WHAT NEEDS TO BE DONE —
Set the data down again, exactly as it reads, but without the pictures.

Rows from a dataset:
START

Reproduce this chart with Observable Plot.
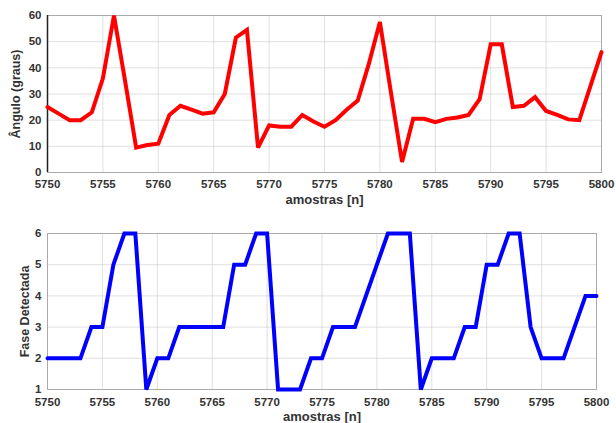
<!DOCTYPE html>
<html><head><meta charset="utf-8">
<script src="https://cdn.jsdelivr.net/npm/d3@7"></script>
<script src="https://cdn.jsdelivr.net/npm/@observablehq/plot@0.6"></script>
<style>
body{margin:0;background:#fff;}
#wrap{position:relative;width:616px;height:423px;}
#wrap>div{position:absolute;left:0;}
</style>
</head><body><div id="wrap"><div id="top" style="top:0"></div><div id="bot" style="top:210px"></div></div>
<script>
const samples = d3.range(5750, 5801);
const angle = [25,22.5,20,20,23,36,60,35,9.5,10.5,11,22,25.5,24,22.5,23,30,51.5,54.5,9.5,18,17.5,17.5,22,19.5,17.5,20,24,27.5,41.5,57.5,30.5,4,20.5,20.5,19.2,20.5,21,22,28,49,49,25,25.5,28.8,23.5,22,20.3,20,33,46];
const phase = [2,2,2,2,3,3,5,6,6,1,2,2,3,3,3,3,3,5,5,6,6,1,1,1,2,2,3,3,3,4,5,6,6,6,1,2,2,2,3,3,5,5,6,6,3,2,2,2,3,4,4];
const xTicks = d3.range(5750, 5801, 5);
const angleTicks = d3.range(0, 61, 10);
const phaseTicks = [1,2,3,4,5,6];

const font = "Arial, 'Liberation Sans', sans-serif";
const style = {fontFamily: font, fontSize: "11.5px", fontWeight: "bold", color: "#333", background: "#fff"};

function panel({data, yDomain, yTicks, yLabel, color, height, mt, mb, mr, darkLeft, xPad, yLabOff}) {
  const rows = samples.map((s, i) => ({n: s, v: data[i]}));
  const svg = Plot.plot({
    width: 616, height, marginLeft: 47, marginRight: mr, marginTop: mt, marginBottom: mb,
    style,
    x: {domain: [5750, 5800]},
    y: {domain: yDomain},
    marks: [
      Plot.gridX(xTicks, {stroke: "#ccc", strokeOpacity: 0.6}),
      Plot.gridY(yTicks, {stroke: "#ccc", strokeOpacity: 0.6}),
      Plot.frame({stroke: "#aaa"}),
      darkLeft ? Plot.ruleX([5750], {stroke: "#222", strokeWidth: 1.5}) : null,
      Plot.line(rows, {x: "n", y: "v", stroke: color, strokeWidth: 4, strokeLinejoin: "miter", strokeMiterlimit: 2}),
      Plot.axisX(xTicks, {tickSize: 0, tickPadding: xPad, tickFormat: d => String(d), label: null}),
      Plot.axisX({tickSize: 0, ticks: [], label: "amostras [n]", labelAnchor: "center", labelArrow: "none", labelOffset: 31, fontSize: 13}),
      Plot.axisY(yTicks, {tickSize: 0, tickPadding: 6, label: null}),
      Plot.axisY({tickSize: 0, ticks: [], label: yLabel, labelAnchor: "center", labelArrow: "none", labelOffset: yLabOff, fontSize: 12.5})
    ]
  });
  return svg;
}

document.getElementById("top").append(panel({data: angle, yDomain: [0, 60], yTicks: angleTicks, yLabel: "Ângulo (graus)", color: "#ff0000", height: 210, mt: 15, mb: 38, mr: 15, darkLeft: true, xPad: 7, yLabOff: 36}));
document.getElementById("bot").append(panel({data: phase, yDomain: [1, 6], yTicks: phaseTicks, yLabel: "Fase Detectada", color: "#0000ff", height: 213, mt: 23, mb: 34, mr: 20, darkLeft: false, xPad: 8, yLabOff: 27}));
</script>
</body></html>
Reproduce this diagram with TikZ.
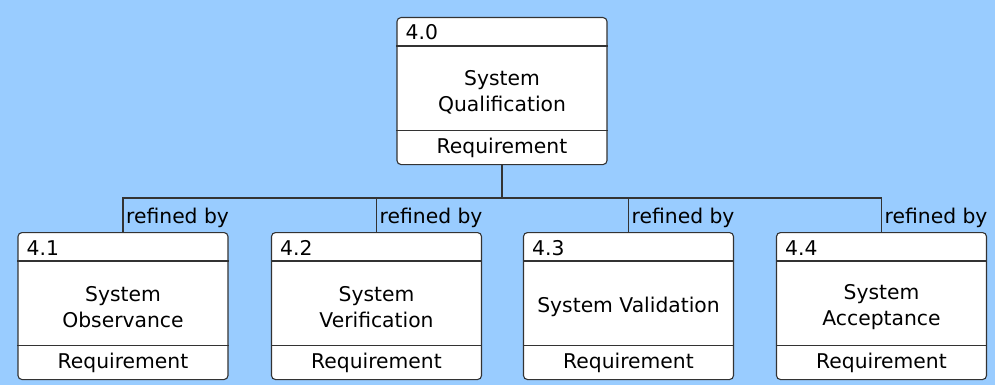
\documentclass[tikz,border=0pt]{standalone}
\usepackage{fontspec}
\setmainfont{DejaVu Sans}
\definecolor{bg}{HTML}{99CCFF}
\definecolor{ln}{HTML}{333333}
\newcommand\reqbox[5]{%
  \node[box] (#1) at (#2,#3) {};
  \draw[sep] ([yshift=-29pt]#1.north west) -- ([yshift=-29pt]#1.north east);
  \draw[sep] ([yshift=35pt]#1.south west) -- ([yshift=35pt]#1.south east);
  \node[txt, anchor=base west] (#1id) at ([xshift=9pt,yshift=-23pt]#1.north west) {#4};
  \node[txt, align=center] (#1t) at ([yshift=-1pt]#1.center) {#5};
  \node[txt] (#1f) at ([yshift=17pt]#1.south) {Requirement};
}
\begin{document}
\begin{tikzpicture}[x=1pt,y=-1pt,
  font=\fontsize{20.3}{26}\selectfont,
  box/.style={draw=ln, fill=white, line width=1.1pt, rounded corners=4pt,
    minimum width=210pt, minimum height=147pt, inner sep=0pt, anchor=north},
  sep/.style={draw=ln, line width=1.1pt},
  txt/.style={inner sep=0pt, text=black},
  conn/.style={draw=ln, line width=1.1pt},
  lbl/.style={inner sep=0pt, text=black, anchor=base west}]
\fill[bg] (0,0) rectangle (995,385);
\useasboundingbox (0,0) rectangle (995,385);
\reqbox{b40}{502}{17}{4.0}{System\\Qualification}
\reqbox{b41}{123}{232}{4.1}{System\\Observance}
\reqbox{b42}{376.5}{232}{4.2}{System\\Verification}
\reqbox{b43}{628.5}{232}{4.3}{System Validation}
\reqbox{b44}{881.5}{232}{4.4}{System\\Acceptance}
\coordinate (j) at (502,198);
\draw[conn] (b40.south) -- (j);
\draw[conn] (b41.north) -- (b41.north |- j) -- (b44.north |- j) -- (b44.north);
\draw[conn] (b42.north) -- (b42.north |- j);
\draw[conn] (b43.north) -- (b43.north |- j);
\foreach \b in {b41,b42,b43,b44}
  \node[lbl] (\b l) at ([xshift=3pt,yshift=9pt]\b.north) {refined by};
\end{tikzpicture}
\end{document}
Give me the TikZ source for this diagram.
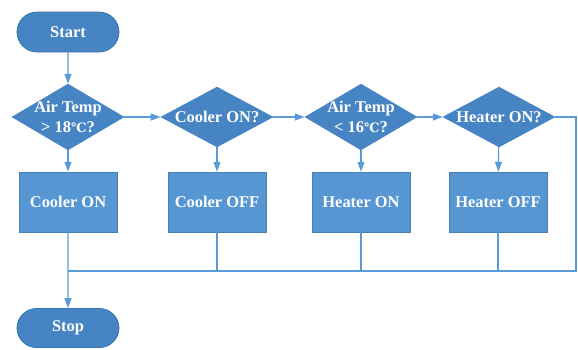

END

RIGHT ANSWER —
Reproduce this chart with Observable Plot.
<!DOCTYPE html>
<html><head><meta charset="utf-8">
<script src="https://cdn.jsdelivr.net/npm/d3@7"></script>
<script src="https://cdn.jsdelivr.net/npm/@observablehq/plot@0.6"></script>
<style>
body{margin:0;background:#fff;}
#wrap{position:relative;width:616px;height:423px;}
#wrap>div{position:absolute;left:0;}
</style>
</head><body><div id="wrap"><div id="top" style="top:0"></div><div id="bot" style="top:210px"></div></div>
<script>
const samples = d3.range(5750, 5801);
const angle = [25,22.5,20,20,23,36,60,35,9.5,10.5,11,22,25.5,24,22.5,23,30,51.5,54.5,9.5,18,17.5,17.5,22,19.5,17.5,20,24,27.5,41.5,57.5,30.5,4,20.5,20.5,19.2,20.5,21,22,28,49,49,25,25.5,28.8,23.5,22,20.3,20,33,46];
const phase = [2,2,2,2,3,3,5,6,6,1,2,2,3,3,3,3,3,5,5,6,6,1,1,1,2,2,3,3,3,4,5,6,6,6,1,2,2,2,3,3,5,5,6,6,3,2,2,2,3,4,4];
const xTicks = d3.range(5750, 5801, 5);
const angleTicks = d3.range(0, 61, 10);
const phaseTicks = [1,2,3,4,5,6];

const font = "Arial, 'Liberation Sans', sans-serif";
const style = {fontFamily: font, fontSize: "11.5px", fontWeight: "bold", color: "#333", background: "#fff"};

function panel({data, yDomain, yTicks, yLabel, color, height, mt, mb, mr, darkLeft, xPad, yLabOff}) {
  const rows = samples.map((s, i) => ({n: s, v: data[i]}));
  const svg = Plot.plot({
    width: 616, height, marginLeft: 47, marginRight: mr, marginTop: mt, marginBottom: mb,
    style,
    x: {domain: [5750, 5800]},
    y: {domain: yDomain},
    marks: [
      Plot.gridX(xTicks, {stroke: "#ccc", strokeOpacity: 0.6}),
      Plot.gridY(yTicks, {stroke: "#ccc", strokeOpacity: 0.6}),
      Plot.frame({stroke: "#aaa"}),
      darkLeft ? Plot.ruleX([5750], {stroke: "#222", strokeWidth: 1.5}) : null,
      Plot.line(rows, {x: "n", y: "v", stroke: color, strokeWidth: 4, strokeLinejoin: "miter", strokeMiterlimit: 2}),
      Plot.axisX(xTicks, {tickSize: 0, tickPadding: xPad, tickFormat: d => String(d), label: null}),
      Plot.axisX({tickSize: 0, ticks: [], label: "amostras [n]", labelAnchor: "center", labelArrow: "none", labelOffset: 31, fontSize: 13}),
      Plot.axisY(yTicks, {tickSize: 0, tickPadding: 6, label: null}),
      Plot.axisY({tickSize: 0, ticks: [], label: yLabel, labelAnchor: "center", labelArrow: "none", labelOffset: yLabOff, fontSize: 12.5})
    ]
  });
  return svg;
}

document.getElementById("top").append(panel({data: angle, yDomain: [0, 60], yTicks: angleTicks, yLabel: "Ângulo (graus)", color: "#ff0000", height: 210, mt: 15, mb: 38, mr: 15, darkLeft: true, xPad: 7, yLabOff: 36}));
document.getElementById("bot").append(panel({data: phase, yDomain: [1, 6], yTicks: phaseTicks, yLabel: "Fase Detectada", color: "#0000ff", height: 213, mt: 23, mb: 34, mr: 20, darkLeft: false, xPad: 8, yLabOff: 27}));
</script>
</body></html>
Reproduce this diagram with TikZ.
\documentclass[tikz,border=0pt]{standalone}
\usepackage{fontspec}
\setmainfont{DejaVu Sans}
\definecolor{bg}{HTML}{99CCFF}
\definecolor{ln}{HTML}{333333}
\newcommand\reqbox[5]{%
  \node[box] (#1) at (#2,#3) {};
  \draw[sep] ([yshift=-29pt]#1.north west) -- ([yshift=-29pt]#1.north east);
  \draw[sep] ([yshift=35pt]#1.south west) -- ([yshift=35pt]#1.south east);
  \node[txt, anchor=base west] (#1id) at ([xshift=9pt,yshift=-23pt]#1.north west) {#4};
  \node[txt, align=center] (#1t) at ([yshift=-1pt]#1.center) {#5};
  \node[txt] (#1f) at ([yshift=17pt]#1.south) {Requirement};
}
\begin{document}
\begin{tikzpicture}[x=1pt,y=-1pt,
  font=\fontsize{20.3}{26}\selectfont,
  box/.style={draw=ln, fill=white, line width=1.1pt, rounded corners=4pt,
    minimum width=210pt, minimum height=147pt, inner sep=0pt, anchor=north},
  sep/.style={draw=ln, line width=1.1pt},
  txt/.style={inner sep=0pt, text=black},
  conn/.style={draw=ln, line width=1.1pt},
  lbl/.style={inner sep=0pt, text=black, anchor=base west}]
\fill[bg] (0,0) rectangle (995,385);
\useasboundingbox (0,0) rectangle (995,385);
\reqbox{b40}{502}{17}{4.0}{System\\Qualification}
\reqbox{b41}{123}{232}{4.1}{System\\Observance}
\reqbox{b42}{376.5}{232}{4.2}{System\\Verification}
\reqbox{b43}{628.5}{232}{4.3}{System Validation}
\reqbox{b44}{881.5}{232}{4.4}{System\\Acceptance}
\coordinate (j) at (502,198);
\draw[conn] (b40.south) -- (j);
\draw[conn] (b41.north) -- (b41.north |- j) -- (b44.north |- j) -- (b44.north);
\draw[conn] (b42.north) -- (b42.north |- j);
\draw[conn] (b43.north) -- (b43.north |- j);
\foreach \b in {b41,b42,b43,b44}
  \node[lbl] (\b l) at ([xshift=3pt,yshift=9pt]\b.north) {refined by};
\end{tikzpicture}
\end{document}
Give me the TikZ source for this diagram.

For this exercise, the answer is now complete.